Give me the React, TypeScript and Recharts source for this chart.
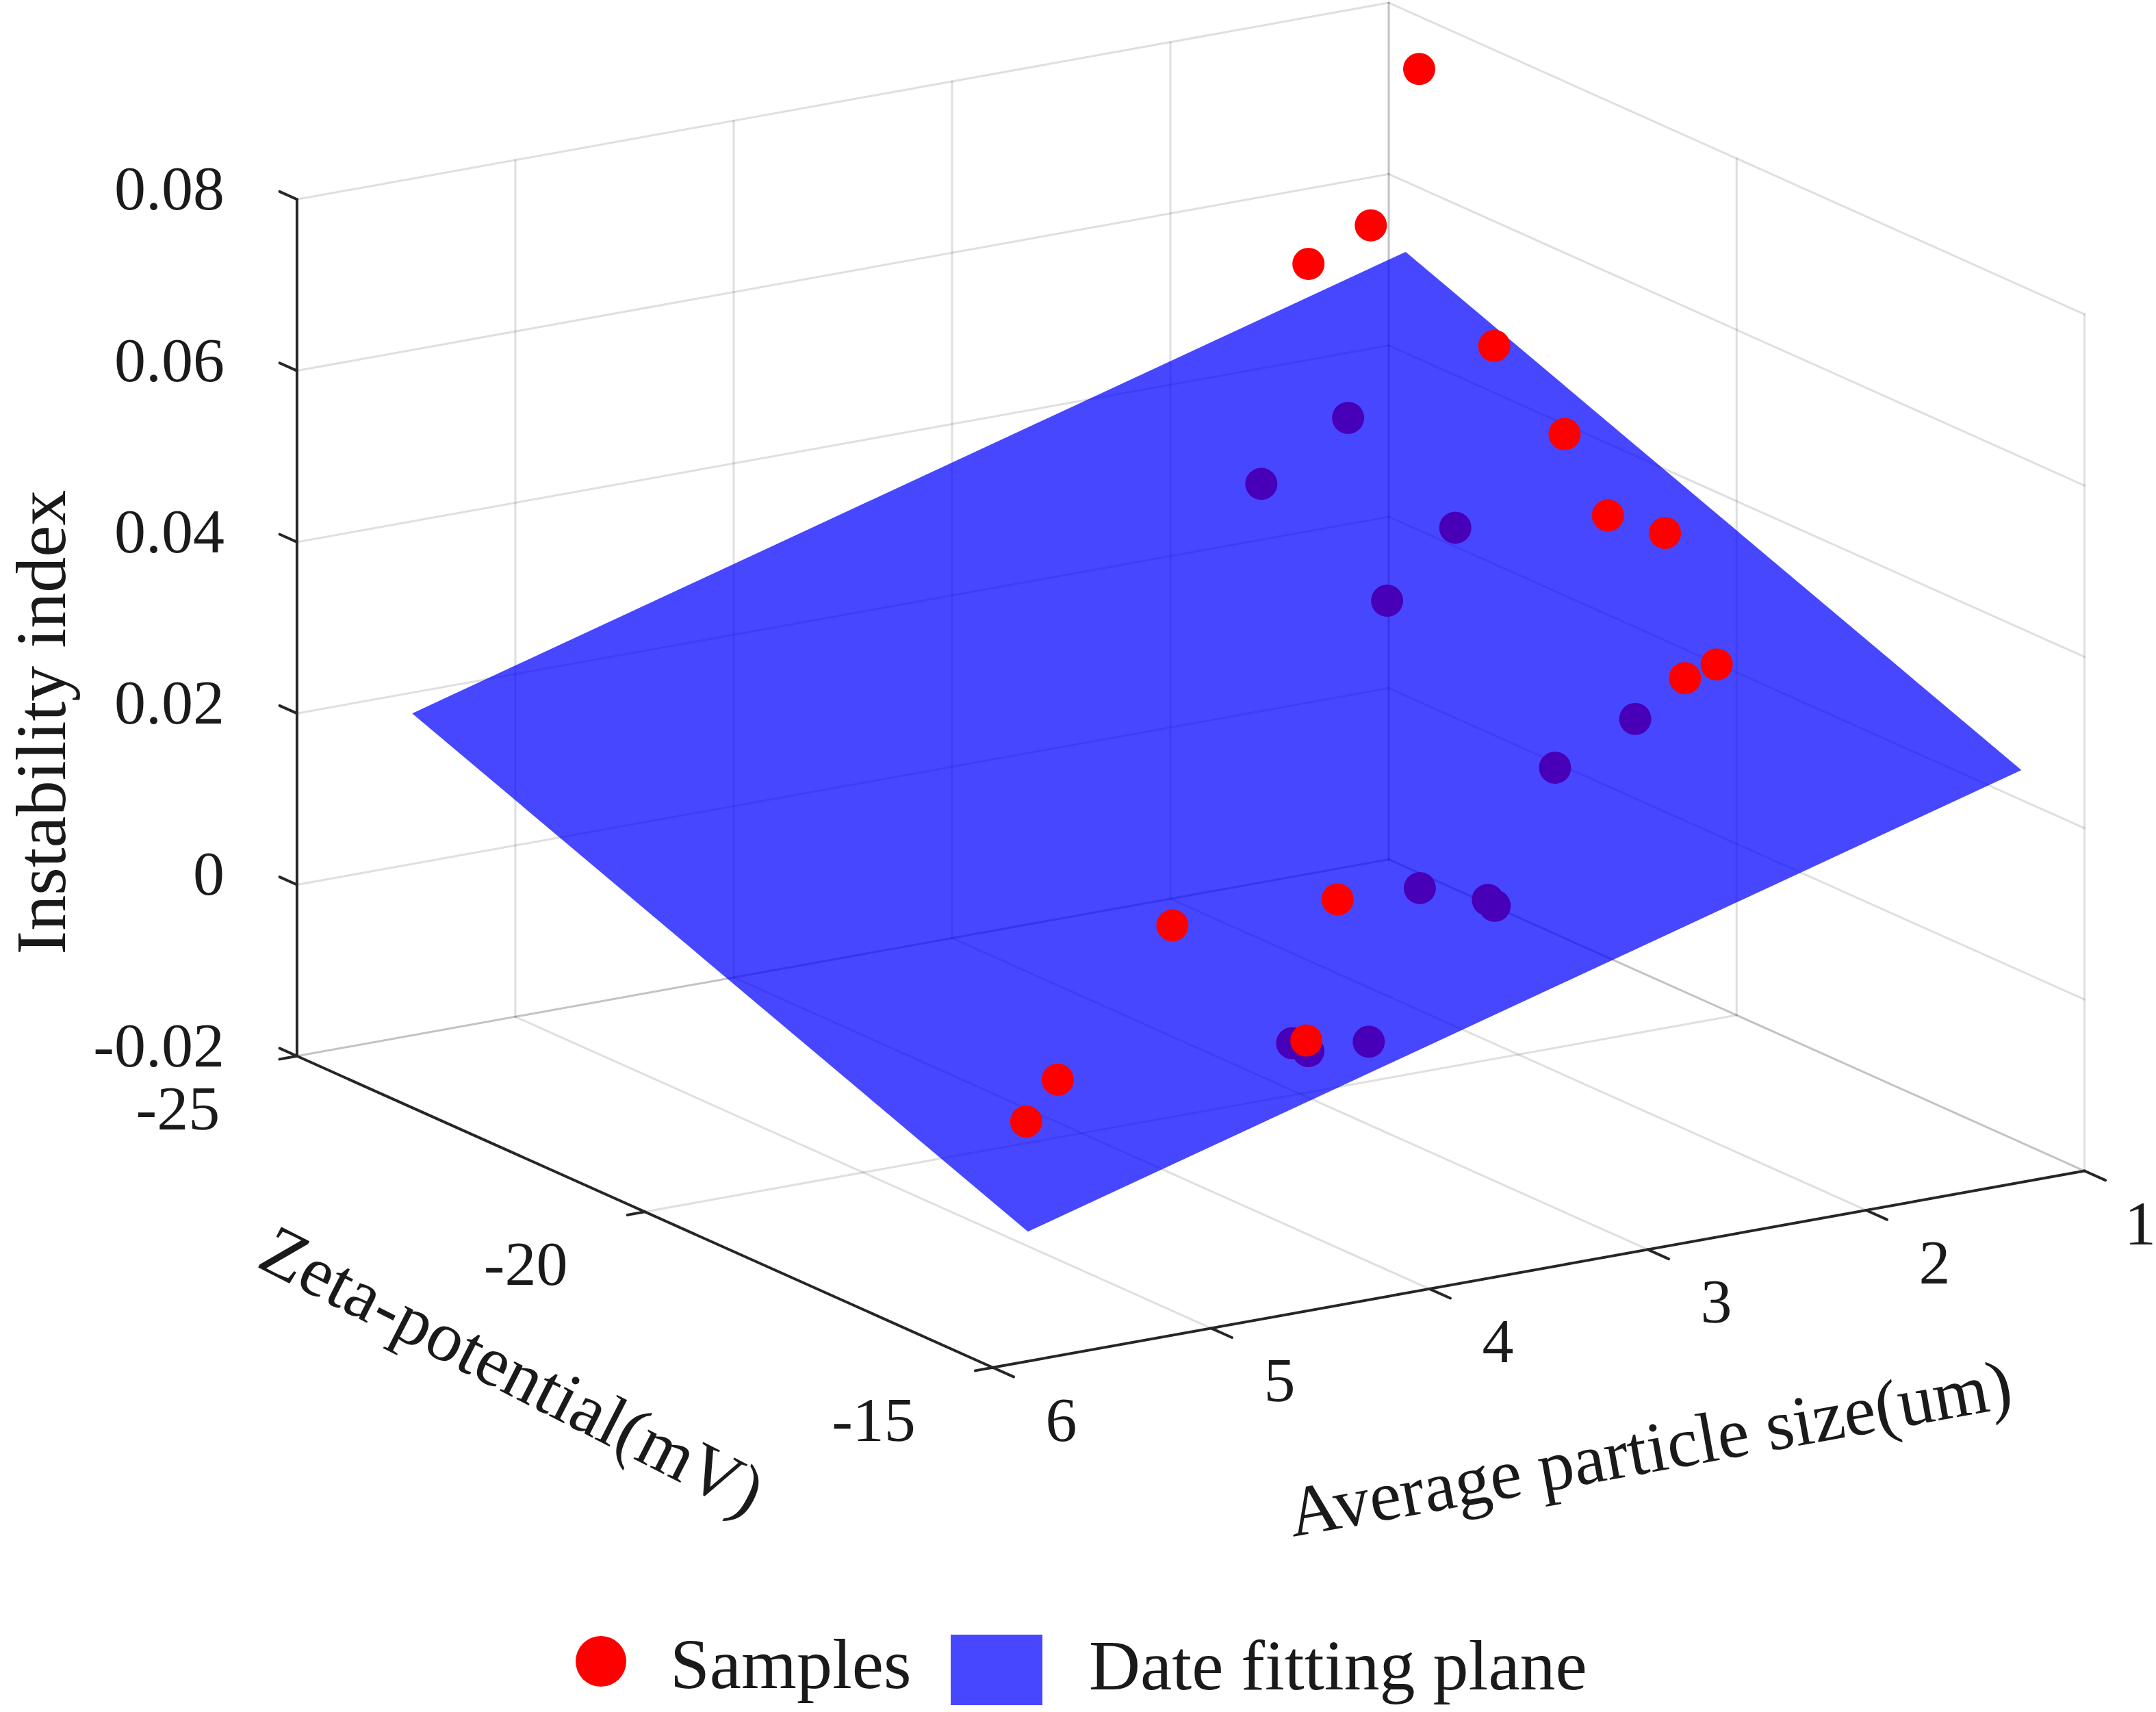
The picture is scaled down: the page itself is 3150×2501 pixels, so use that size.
import React from "react";
import { Legend, Scatter, ScatterChart, XAxis, YAxis } from "recharts";

// samples
const zetaPotential = [
    -24.28, -23.94, -24.02, -22.73, -21.5, -20.28, -19.9, -18.09, -18.2, -17.91, -17.45, -16.89, -16.59,
    -16.33, -23.45, -23.16, -21.69, -21.32, -18.57, -18.53, -17.9, -17.33, -17.42, -16.66, -16.49, -16.28,
];
const particleSize = [
    1.09, 1.42, 1.68, 1.24, 1.31, 1.5, 1.36, 1.7, 1.81, 4.25, 3.64, 5.1, 5.34, 4.14, 1.68, 2.17, 1.75, 2.18,
    1.92, 2.3, 3.12, 2.99, 2.93, 4.1, 4.08, 3.87,
];
const instabilityIndex = [
    0.0753, 0.0598, 0.0562, 0.0493, 0.0438, 0.0396, 0.0383, 0.0311, 0.0296, 0.013, 0.0149, 0.0026, -0.0001,
    0.0048, 0.0403, 0.0359, 0.0342, 0.029, 0.024, 0.0202, 0.0122, 0.0123, 0.011, 0.0031, 0.0027, 0.0036,
];

// fitted plane z = a + b*zeta + c*size, drawn over the sample range
const fitCoef = [-0.0185, -0.0032, -0.00725];
const planeZeta = [-24.6, -15.75];
const planeSize = [1.05, 5.6];

const zetaTicks = [-25, -20, -15];
const sizeTicks = [1, 2, 3, 4, 5, 6];
const zTicks = [-0.02, 0, 0.02, 0.04, 0.06, 0.08];
const zTickLabels = ["-0.02", "0", "0.02", "0.04", "0.06", "0.08"];

const ZETA_LIM = [-25, -15];
const SIZE_LIM = [1, 6];
const Z_LIM = [-0.02, 0.08];

// camera: screen vectors of the three box edges (view units)
const VIEW = {
    origin: [216, 768],
    zeta: [506, 226.5],
    size: [794, -143],
    z: [0, -623],
};
const FRAME = { width: 1568, height: 1245 };

const W = 3150;
const H = 2501;
const FONT = "'Liberation Serif', 'Times New Roman', serif";
const TEXT = "#1a1a1a";
const AXIS = "#262626";
const RED = "#ff0000";
const BLUE = "#0000ff";
const PLANE_ALPHA = 0.72;

type P3 = [number, number, number];

function project(zeta: number, size: number, z: number) {
    const u = (zeta - ZETA_LIM[0]) / (ZETA_LIM[1] - ZETA_LIM[0]);
    const v = (SIZE_LIM[1] - size) / (SIZE_LIM[1] - SIZE_LIM[0]);
    const w = (z - Z_LIM[0]) / (Z_LIM[1] - Z_LIM[0]);
    return {
        px: VIEW.origin[0] + u * VIEW.zeta[0] + v * VIEW.size[0] + w * VIEW.z[0],
        py: VIEW.origin[1] + u * VIEW.zeta[1] + v * VIEW.size[1] + w * VIEW.z[1],
    };
}

const planeAt = (zeta: number, size: number) => fitCoef[0] + fitCoef[1] * zeta + fitCoef[2] * size;

const samples = zetaPotential.map((zeta, i) => ({
    zeta,
    size: particleSize[i],
    value: instabilityIndex[i],
    ...project(zeta, particleSize[i], instabilityIndex[i]),
}));
const underPlane = samples.filter((s) => s.value < planeAt(s.zeta, s.size));
const overPlane = samples.filter((s) => s.value >= planeAt(s.zeta, s.size));

const planeCorners = [
    [planeZeta[0], planeSize[1]],
    [planeZeta[0], planeSize[0]],
    [planeZeta[1], planeSize[0]],
    [planeZeta[1], planeSize[1]],
].map(([zt, sz]) => project(zt, sz, planeAt(zt, sz)));

const [zMin, zMax] = Z_LIM;
const gridSegs: [P3, P3][] = [
    ...zetaTicks.map((t) => [[t, 6, zMin], [t, 1, zMin]] as [P3, P3]),
    ...sizeTicks.map((s) => [[-25, s, zMin], [-15, s, zMin]] as [P3, P3]),
    ...sizeTicks.map((s) => [[-25, s, zMin], [-25, s, zMax]] as [P3, P3]),
    ...zTicks.map((z) => [[-25, 6, z], [-25, 1, z]] as [P3, P3]),
    ...zetaTicks.map((t) => [[t, 1, zMin], [t, 1, zMax]] as [P3, P3]),
    ...zTicks.map((z) => [[-25, 1, z], [-15, 1, z]] as [P3, P3]),
];
const axisSegs: [P3, P3][] = [
    [[-25, 6, zMin], [-25, 6, zMax]],
    [[-25, 6, zMin], [-15, 6, zMin]],
    [[-15, 6, zMin], [-15, 1, zMin]],
    ...zTicks.map((z) => [[-25, 6, z], [-25.25, 6, z]] as [P3, P3]),
    ...zetaTicks.map((t) => [[t, 6, zMin], [t, 6.08, zMin]] as [P3, P3]),
    ...sizeTicks.map((s) => [[-15, s, zMin], [-14.7, s, zMin]] as [P3, P3]),
];
const toPoints = (segs: [P3, P3][]) => segs.flatMap(([a, b]) => [project(...a), project(...b)]);

const zLabelData = zTicks.map((z, i) => ({ ...project(-25, 6, z), text: zTickLabels[i] }));
const zetaLabelData = zetaTicks.map((t) => ({ ...project(t, 6, zMin), text: String(t) }));
const sizeLabelData = sizeTicks.map((s) => ({ ...project(-15, s, zMin), text: String(s) }));

const zTitle = [{ ...project(-25, 6, 0.03), text: "Instability index" }];
const zetaTitle = [{ ...project(-20, 6, zMin), text: "Zeta-potential(mV)" }];
const sizeTitle = [{ ...project(-15, 3.5, zMin), text: "Average particle size(um)" }];

const hidden = () => <g />;

const segmentLine = (stroke: string, width: number, opacity = 1) => (props: any) => {
    const pts = props.points || [];
    const out = [];
    for (let i = 0; i + 1 < pts.length; i += 2) {
        out.push(
            <line
                key={i}
                x1={pts[i].x}
                y1={pts[i].y}
                x2={pts[i + 1].x}
                y2={pts[i + 1].y}
                stroke={stroke}
                strokeOpacity={opacity}
                strokeWidth={width}
                strokeLinecap="round"
            />
        );
    }
    return <g>{out}</g>;
};

const planeShape = (props: any) => {
    const pts = props.points || [];
    return <polygon points={pts.map((p: any) => `${p.x},${p.y}`).join(" ")} fill={BLUE} fillOpacity={PLANE_ALPHA} stroke="none" />;
};

const dot = (props: any) => <circle cx={props.cx} cy={props.cy} r={23.5} fill={RED} />;

const label =
    (dx: number, dy: number, anchor: "start" | "middle" | "end", size: number, rotate = 0) =>
    (props: any) => {
        const text = String(props.payload.text);
        let x = props.cx + dx;
        if (!rotate && anchor === "middle") {
            // keep short tick labels inside the picture
            const half = text.length * 0.25 * size;
            x = Math.min(x, W - half);
        }
        const y = props.cy + dy;
        return (
            <text
                x={x}
                y={y}
                textAnchor={anchor}
                dominantBaseline="central"
                fontFamily={FONT}
                fontSize={size}
                fill={TEXT}
                transform={rotate ? `rotate(${rotate}, ${x}, ${y})` : undefined}
            >
                {text}
            </text>
        );
    };

const LegendBox = () => (
    <svg width={W} height={171} style={{ display: "block" }}>
        <circle cx={878} cy={97} r={37} fill={RED} />
        <text x={979} y={136} fontFamily={FONT} fontSize={104} fill={TEXT}>
            Samples
        </text>
        <rect x={1389} y={58} width={134} height={103} fill={BLUE} fillOpacity={PLANE_ALPHA} />
        <text x={1591} y={138} fontFamily={FONT} fontSize={104} fill={TEXT}>
            Date fitting plane
        </text>
    </svg>
);

export default function App() {
    return (
        <div style={{ position: "absolute", left: 0, top: 0, width: W, height: H, background: "#fff" }}>
            <ScatterChart width={W} height={H} margin={{ top: 0, right: 0, bottom: 0, left: 0 }}>
                <XAxis type="number" dataKey="px" domain={[0, FRAME.width]} hide />
                <YAxis type="number" dataKey="py" domain={[0, FRAME.height]} reversed hide />
                <Legend
                    layout="horizontal"
                    verticalAlign="middle"
                    align="center"
                    content={() => <LegendBox />}
                    wrapperStyle={{ left: 0, top: 2330, width: W, height: 171 }}
                />
                <Scatter data={toPoints(gridSegs)} shape={hidden} line={segmentLine(AXIS, 3, 0.15)} isAnimationActive={false} />
                <Scatter data={underPlane} shape={dot} isAnimationActive={false} />
                <Scatter data={planeCorners} shape={hidden} line={planeShape} isAnimationActive={false} />
                <Scatter data={toPoints(axisSegs)} shape={hidden} line={segmentLine(AXIS, 4)} isAnimationActive={false} />
                <Scatter data={overPlane} shape={dot} isAnimationActive={false} />
                <Scatter data={zLabelData} shape={label(-106, -16, "end", 92)} isAnimationActive={false} />
                <Scatter data={zetaLabelData} shape={label(-174, 76, "middle", 92)} isAnimationActive={false} />
                <Scatter data={sizeLabelData} shape={label(100, 76, "middle", 92)} isAnimationActive={false} />
                <Scatter data={zTitle} shape={label(-374, 138, "middle", 104, -90)} isAnimationActive={false} />
                <Scatter data={zetaTitle} shape={label(-193, 231, "middle", 104, 27)} isAnimationActive={false} />
                <Scatter data={sizeTitle} shape={label(162, 261, "middle", 104, -10.2)} isAnimationActive={false} />
            </ScatterChart>
        </div>
    );
}
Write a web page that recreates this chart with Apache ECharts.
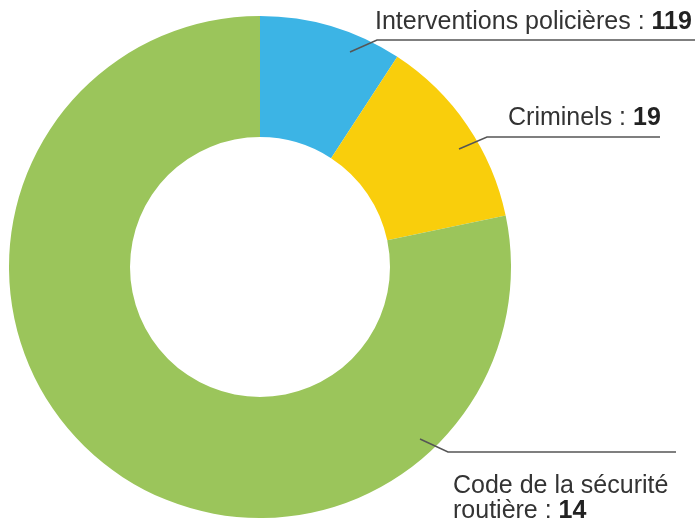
━━━━━━━━
WRITTEN REQUEST >>
Take the lines from the first line of the entries through the line with "ScatterChart, XAxis, YAxis", inclusive, and give them again exactly, minus any pictures.

ANSWER TO THE TASK >>
Give me the React, TypeScript and Recharts source for this chart.
The picture is scaled down: the page itself is 3150×2501 pixels, so use that size.
import React from "react";
import { Legend, Scatter, ScatterChart, XAxis, YAxis } from "recharts";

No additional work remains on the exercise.